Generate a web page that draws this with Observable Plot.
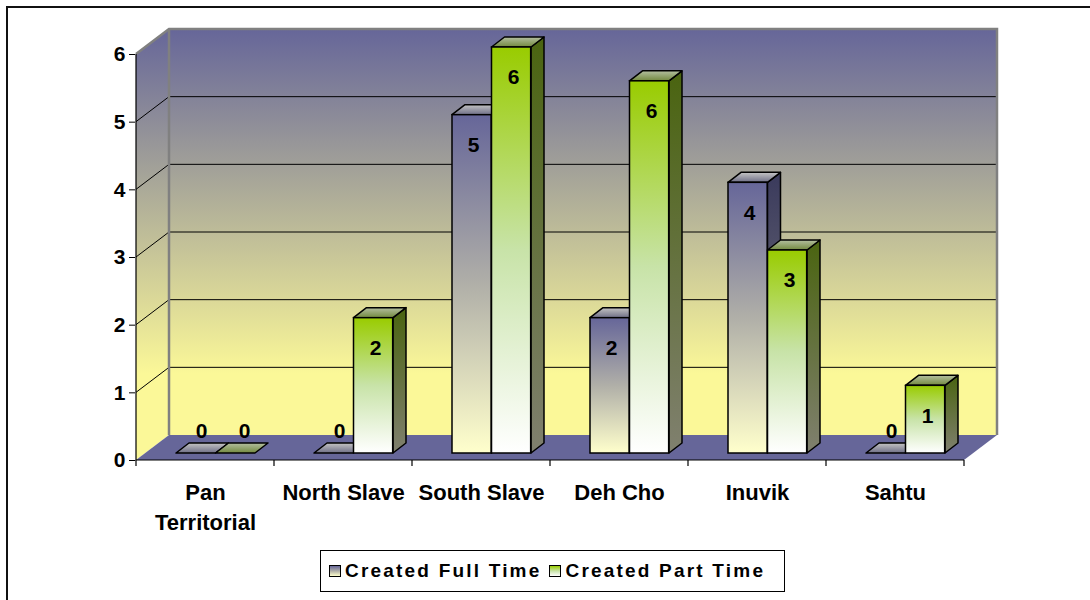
<!DOCTYPE html>
<html>
<head>
<meta charset="utf-8">
<script src="https://cdn.jsdelivr.net/npm/d3@7"></script>
<script src="https://cdn.jsdelivr.net/npm/@observablehq/plot@0.6"></script>
<style>
  body { margin: 0; background: #fff; overflow: hidden; }
  #wrap { position: relative; width: 1090px; height: 600px; overflow: hidden; font-family: Arial, "Liberation Sans", sans-serif; background: #fff; }
  #wrap svg { position: absolute; left: 0; top: 0; }
  #frame { position: absolute; left: 6px; top: 6px; width: 1200px; height: 1000px; border: 2px solid #111; box-sizing: border-box; pointer-events: none; }
  #legend { position: absolute; left: 320px; top: 550px; width: 465px; height: 42px; border: 1px solid #000; box-sizing: border-box; background: #fff;
            display: flex; align-items: center; font-weight: bold; font-size: 19px; letter-spacing: 2.2px; color: #000; white-space: nowrap; }
  .sw { width: 10px; height: 10px; border: 1px solid #000; margin: 0 4px 0 8px; flex: none; }
  .sw.ft { background: linear-gradient(#666699, #b0afa8 50%, #ffffcc); }
  .sw.pt { background: linear-gradient(#99cc00, #c8e3a8 50%, #ffffff); }
</style>
</head>
<body>
<div id="wrap"></div>
<script>
// ---- data ----
const categories = ["Pan Territorial", "North Slave", "South Slave", "Deh Cho", "Inuvik", "Sahtu"];
const categoryLabels = ["Pan\nTerritorial", "North Slave", "South Slave", "Deh Cho", "Inuvik", "Sahtu"];
const series = ["Created Full Time", "Created Part Time"];
const fullTime = [0, 0, 5, 2, 4, 0];
const partTime = [0, 2, 6, 5.5, 3, 1];
const yTicks = [0, 1, 2, 3, 4, 5, 6];

const rows = [];
categories.forEach((c, i) => {
  rows.push({category: c, series: series[0], value: fullTime[i]});
  rows.push({category: c, series: series[1], value: partTime[i]});
});
const ftRows = rows.filter(d => d.series === series[0]);
const ptRows = rows.filter(d => d.series === series[1]);
const fmt = d3.format(".0f");

// ---- layout / style constants ----
const W = 1090, H = 600;
const M = {left: 135, right: 125, top: 54, bottom: 140};
const BW = (W - M.left - M.right) / categories.length;
const BAR = {[series[0]]: 40, [series[1]]: 79.5};
const BARW = 39.5;
const DX = 13, DY = -10;      // bar depth
const SHIFT = -7;             // bar front plane offset
const WX = 33, WY = -25;      // wall depth
const FT_FILL = {front: "url(#ftFront)", side: "url(#ftSide)", top: "url(#ftTop)"};
const PT_FILL = {front: "url(#ptFront)", side: "url(#ptSide)", top: "url(#ptTop)"};
const fillsFor = s => s === series[0] ? FT_FILL : PT_FILL;

function defsMark() {
  const g = d3.create("svg:g");
  const defs = g.append("defs");
  const grad = (id, stops) => {
    const lg = defs.append("linearGradient").attr("id", id)
      .attr("x1", 0).attr("y1", 0).attr("x2", 0).attr("y2", 1);
    stops.forEach(([o, c]) => lg.append("stop").attr("offset", o).attr("stop-color", c));
  };
  grad("ftFront", [[0, "#666699"], [0.5, "#b0afa8"], [1, "#ffffcc"]]);
  grad("ptFront", [[0, "#99cc00"], [0.5, "#c8e3a8"], [1, "#ffffff"]]);
  grad("ftSide", [[0, "#3a3a5c"], [1, "#858585"]]);
  grad("ptSide", [[0, "#4a6410"], [1, "#80806f"]]);
  grad("ftTop", [[0, "#c4c4c4"], [1, "#6e6e86"]]);
  grad("ptTop", [[0, "#b4bfa0"], [1, "#72893e"]]);
  return g.node();
}

function backgroundMark(index, scales) {
  const x = scales.x, y = scales.y;
  const bw = x(categories[1]) - x(categories[0]);
  const xl = x(categories[0]), xr = x(categories[categories.length - 1]) + bw;
  const y0 = y(0), yt = y(d3.max(yTicks));
  const g = d3.create("svg:g");
  const lg = g.append("defs").append("linearGradient").attr("id", "wallGrad")
    .attr("gradientUnits", "userSpaceOnUse").attr("x1", 0).attr("x2", 0)
    .attr("y1", yt + WY).attr("y2", y0 + WY);
  lg.append("stop").attr("offset", 0).attr("stop-color", "#666699");
  lg.append("stop").attr("offset", 0.85).attr("stop-color", "#fbf898");
  lg.append("stop").attr("offset", 1).attr("stop-color", "#fbf898");
  g.append("rect").attr("x", xl + WX).attr("y", yt + WY).attr("width", xr - xl).attr("height", y0 - yt)
    .attr("fill", "url(#wallGrad)");
  g.append("path").attr("d", `M${xl},${y0}L${xl},${yt}L${xl + WX},${yt + WY}L${xl + WX},${y0 + WY}Z`)
    .attr("fill", "url(#wallGrad)");
  yTicks.filter(v => v > 0 && v < d3.max(yTicks)).forEach(v => {
    g.append("path").attr("d", `M${xl},${y(v)}L${xl + WX},${y(v) + WY}L${xr + WX},${y(v) + WY}`)
      .attr("fill", "none").attr("stroke", "#000").attr("stroke-width", 1);
  });
  g.append("path").attr("d", `M${xl},${yt}L${xl + WX},${yt + WY}L${xr + WX},${yt + WY}L${xr + WX},${y0 + WY}`)
    .attr("fill", "none").attr("stroke", "#808080").attr("stroke-width", 2.5);
  g.append("path").attr("d", `M${xl + WX},${yt + WY}L${xl + WX},${y0 + WY}`)
    .attr("fill", "none").attr("stroke", "#808080").attr("stroke-width", 2.5);
  g.append("path").attr("d", `M${xl},${y0}L${xr},${y0}L${xr + WX},${y0 + WY}L${xl + WX},${y0 + WY}Z`)
    .attr("fill", "#666699");
  g.append("path").attr("d", `M${xl},${yt}L${xl},${y0}L${xr},${y0}`)
    .attr("fill", "none").attr("stroke", "#000").attr("stroke-width", 1.2);
  d3.range(categories.length + 1).forEach(i => {
    const xb = xl + i * bw;
    g.append("line").attr("x1", xb).attr("x2", xb).attr("y1", y0).attr("y2", y0 + 6)
      .attr("stroke", "#000").attr("stroke-width", 1.2);
  });
  return g.node();
}

function facesMark(kind) {
  return (index, scales) => {
    const x = scales.x, y = scales.y;
    const g = d3.create("svg:g");
    rows.forEach(d => {
      const L = x(d.category) + BAR[d.series], R = L + BARW;
      const yt = y(d.value) + SHIFT, yb = y(0) + SHIFT;
      const f = fillsFor(d.series);
      let p;
      if (kind === "side") {
        if (d.value <= 0) return;
        p = `M${R},${yt}L${R + DX},${yt + DY}L${R + DX},${yb + DY}L${R},${yb}Z`;
      } else {
        p = `M${L},${yt}L${R},${yt}L${R + DX},${yt + DY}L${L + DX},${yt + DY}Z`;
      }
      g.append("path").attr("d", p).attr("fill", f[kind])
        .attr("stroke", "#000").attr("stroke-width", 1.5).attr("stroke-linejoin", "round");
    });
    return g.node();
  };
}

const textOpts = {x: "category", y: "value", text: d => fmt(d.value), fontSize: 21, fontWeight: "bold", fill: "#000"};

const chart = Plot.plot({
  width: W,
  height: H,
  marginLeft: M.left,
  marginRight: M.right,
  marginTop: M.top,
  marginBottom: M.bottom,
  style: {fontFamily: "Arial, 'Liberation Sans', sans-serif", color: "#000", background: "transparent", overflow: "visible"},
  x: {type: "band", domain: categories, padding: 0},
  y: {domain: [0, d3.max(yTicks)], nice: false},
  marks: [
    defsMark,
    backgroundMark,
    Plot.axisY(yTicks, {tickSize: 6, tickPadding: 4, fontSize: 21, fontWeight: "bold", label: null, tickFormat: d3.format("d")}),
    Plot.axisX({tickSize: 0, tickPadding: 18, fontSize: 22, fontWeight: "bold", lineHeight: 1.38, label: null,
      tickFormat: d => categoryLabels[categories.indexOf(d)]}),
    facesMark("side"),
    facesMark("top"),
    Plot.rectY(ftRows, {x: "category", y: "value", insetLeft: BAR[series[0]], insetRight: BW - BAR[series[0]] - BARW,
      dy: SHIFT, fill: FT_FILL.front, stroke: "#000", strokeWidth: 1.5}),
    Plot.rectY(ptRows, {x: "category", y: "value", insetLeft: BAR[series[1]], insetRight: BW - BAR[series[1]] - BARW,
      dy: SHIFT, fill: PT_FILL.front, stroke: "#000", strokeWidth: 1.5}),
    Plot.text(ftRows.filter(d => d.value > 0), {...textOpts, dx: -8, dy: 23}),
    Plot.text(ptRows.filter(d => d.value > 0), {...textOpts, dx: 32, dy: 23}),
    Plot.text(ftRows.filter(d => d.value === 0), {...textOpts, dx: -4, dy: -29}),
    Plot.text(ptRows.filter(d => d.value === 0), {...textOpts, dx: 39, dy: -29})
  ]
});

const wrap = document.getElementById("wrap");
wrap.appendChild(chart);
const frame = document.createElement("div");
frame.id = "frame";
wrap.appendChild(frame);
const legend = document.createElement("div");
legend.id = "legend";
series.forEach((s, i) => {
  const sw = document.createElement("span");
  sw.className = "sw " + (i === 0 ? "ft" : "pt");
  legend.appendChild(sw);
  const t = document.createElement("span");
  t.textContent = s;
  legend.appendChild(t);
});
wrap.appendChild(legend);
</script>
</body>
</html>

To be done: Reproduce the material above exactly, first line through the line that contains "const yTicks = [0, 1, 2, 3, 4, 5, 6];", minus the pictures.

Response below:
Generate a web page that draws this with Observable Plot.
<!DOCTYPE html>
<html>
<head>
<meta charset="utf-8">
<script src="https://cdn.jsdelivr.net/npm/d3@7"></script>
<script src="https://cdn.jsdelivr.net/npm/@observablehq/plot@0.6"></script>
<style>
  body { margin: 0; background: #fff; overflow: hidden; }
  #wrap { position: relative; width: 1090px; height: 600px; overflow: hidden; font-family: Arial, "Liberation Sans", sans-serif; background: #fff; }
  #wrap svg { position: absolute; left: 0; top: 0; }
  #frame { position: absolute; left: 6px; top: 6px; width: 1200px; height: 1000px; border: 2px solid #111; box-sizing: border-box; pointer-events: none; }
  #legend { position: absolute; left: 320px; top: 550px; width: 465px; height: 42px; border: 1px solid #000; box-sizing: border-box; background: #fff;
            display: flex; align-items: center; font-weight: bold; font-size: 19px; letter-spacing: 2.2px; color: #000; white-space: nowrap; }
  .sw { width: 10px; height: 10px; border: 1px solid #000; margin: 0 4px 0 8px; flex: none; }
  .sw.ft { background: linear-gradient(#666699, #b0afa8 50%, #ffffcc); }
  .sw.pt { background: linear-gradient(#99cc00, #c8e3a8 50%, #ffffff); }
</style>
</head>
<body>
<div id="wrap"></div>
<script>
// ---- data ----
const categories = ["Pan Territorial", "North Slave", "South Slave", "Deh Cho", "Inuvik", "Sahtu"];
const categoryLabels = ["Pan\nTerritorial", "North Slave", "South Slave", "Deh Cho", "Inuvik", "Sahtu"];
const series = ["Created Full Time", "Created Part Time"];
const fullTime = [0, 0, 5, 2, 4, 0];
const partTime = [0, 2, 6, 5.5, 3, 1];
const yTicks = [0, 1, 2, 3, 4, 5, 6];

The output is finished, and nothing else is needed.